= Marianne Schroll =

Danish specialist in geriatric medicine

Marianne Schroll née Bruun (born 1942) is a Danish specialist in geriatric medicine. As head of the Danish Geriatrics Society (Dansk Selskab for Geriatri) from 1986 to 1992, she has played a key role in promoting interest in the ailments of elderly people. Until her retirement in 2007, she was Professor of Geriatrics at the University of Copenhagen and principal specialist in geriatrics at Bispebjerg Hospital. An active participant in international cooperation, she was honoured as an interRAI Fellow in 1991.

==Biography==
Born on 4 January 1942 in Rudkøbing on the island of Langeland, Marianne Bruun is the daughter of Alfred Johannes Bruun, a schoolteacher, and Karen Marie Nielsen, a nurse. An only child, she was brought up on Langeland but attended high school at Svendborg on Funen where she met Gustav Schroll whom she married in 1965. Thanks to outstanding marks in her school leaving exams, she received a scholarship which enabled her to study medicine at Aarhus University, graduating in 1968. In 1968, she gave birth to her first child, Kirsten, followed by Bodil (1970), Anders Ditlev (1972) and Marie Elisabeth (1975).
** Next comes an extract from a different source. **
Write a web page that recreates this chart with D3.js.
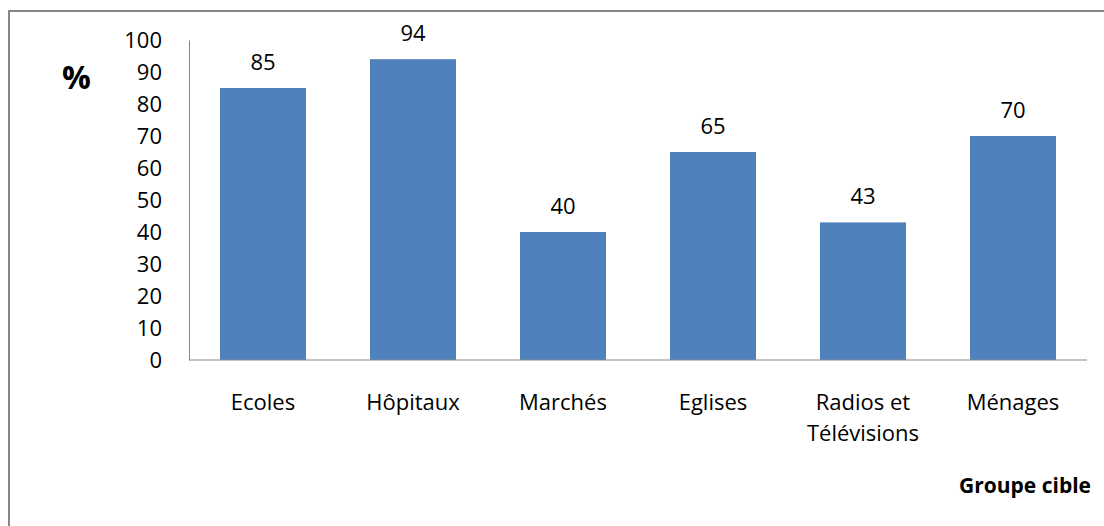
<!DOCTYPE html>
<html><head><meta charset="utf-8">
<script src="https://cdn.jsdelivr.net/npm/d3@7"></script>
<style>
body{margin:0;background:#fff;}
text{font-family:"Open Sans",sans-serif;fill:#000;}
</style></head>
<body>
<svg id="c" width="1104" height="526"></svg>
<script>
const categories = ["Ecoles","Hôpitaux","Marchés","Eglises","Radios et\nTélévisions","Ménages"];
const values = [85,94,40,65,43,70];
const yTicks = [0,10,20,30,40,50,60,70,80,90,100];

const svg = d3.select("#c");
svg.append("rect").attr("x",9).attr("y",11).attr("width",1110).attr("height",540)
  .attr("fill","#fff").attr("stroke","#868686").attr("stroke-width",2);

const pLeft=189, pRight=1087, pTop=40, pBottom=360;
const x = d3.scaleBand().domain(categories).range([pLeft,pRight]).paddingInner(64/150).paddingOuter(31/150);
const y = d3.scaleLinear().domain([0,100]).range([pBottom,pTop]);

svg.selectAll("rect.bar").data(values).join("rect").attr("class","bar")
  .attr("x",(d,i)=>x(categories[i])).attr("width",x.bandwidth())
  .attr("y",d=>y(d)).attr("height",d=>y(0)-y(d)).attr("fill","#4F81BD");

const yAxis = svg.append("g").attr("transform",`translate(${pLeft},0)`)
  .call(d3.axisLeft(y).tickValues(yTicks).tickSize(0).tickPadding(27));
yAxis.select(".domain").attr("stroke","#868686");
yAxis.selectAll("text").attr("font-size",22).attr("font-family","Open Sans").attr("dy","0.35em").attr("fill","#000");

svg.append("line").attr("x1",pLeft).attr("x2",pRight).attr("y1",pBottom).attr("y2",pBottom)
  .attr("stroke","#868686");

svg.selectAll("text.val").data(values).join("text").attr("class","val")
  .attr("x",(d,i)=>x(categories[i])+x.bandwidth()/2).attr("y",d=>y(d)-18)
  .attr("text-anchor","middle").attr("font-size",22).text(d=>d);

categories.forEach(c=>{
  const t = svg.append("text").attr("text-anchor","middle").attr("font-size",22)
    .attr("x",x(c)+x.bandwidth()/2).attr("y",410);
  c.split("\n").forEach((l,i)=>t.append("tspan").attr("x",x(c)+x.bandwidth()/2).attr("y",410+i*31).text(l));
});

svg.append("text").attr("x",62).attr("y",89).attr("font-size",32).attr("font-weight","bold").text("%");
svg.append("text").attr("x",1091).attr("y",493).attr("text-anchor","end").attr("font-size",21).attr("font-weight","bold").text("Groupe cible");
</script>
</body></html>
Schroll's first appointment was in the United States as a researcher at Stanford University's Department of Cardiology. In 1970, she served as a substitute physician at Frederiksborg County's Central Hospital in Hillerød. Thereafter, she developed her experience by working in several different medical departments in the Copenhagen area, leading to special recognition of her competence in internal medicine in 1977. During this period, she received several research scholarships which led to her increasing interest in undertaking research on ailments of the elderly, later known as geriatrics. In 1982, she was appointed as a specialist in the geriatric department of Roskilde County Hospital. That year, at the University of Copenhagen, she defended her thesis titled A Ten-Year Prospective Study, 1964–1974, of Cardiovascular Risk Factors in Men and Women from the Glostrup Population, Born in 1914.

Schroll's research and her promotion of dissertations and doctoral theses have provided significant support for improving the understanding of the physical and mental requirements of older people, This has been reflected in her international contributions, including leadership of the World Health Organization's MONICA project on cardiovascular diseases (1982–1992). She was president of the 11th Nordic Gerontology Congress (1992) and the Second European Congress on Nutrition and Health in the Elderly (1996). In 1991, she was honoured as an interRAI Fellow after participating in European Congress of Gerontology in Madrid. She has also served on the board of Danmarks Statistik (1991–1998) and on the Interministerial Committee on Research into the Elderly (1997–1999).

==Selected publications==
Marianne Schroll has written a number of influential articles and books, often directed at the general public. Some have appeared or been translated into English.

- 1982: Schroll, Marianne: A ten-year prospective study, 1964-1974, of cardiovascular risk factors in men and women from the Glostrup population born in 1914
- 1989: Schroll, Marianne: Helbred (Health)
- 1998: Kirk, Henning; Schroll, Marianne: Viden om aldring : veje til handling (Knowledge about Ageing: Types of Treatment)

A comprehensive list of her contributions to research papers is available from ResearchGate.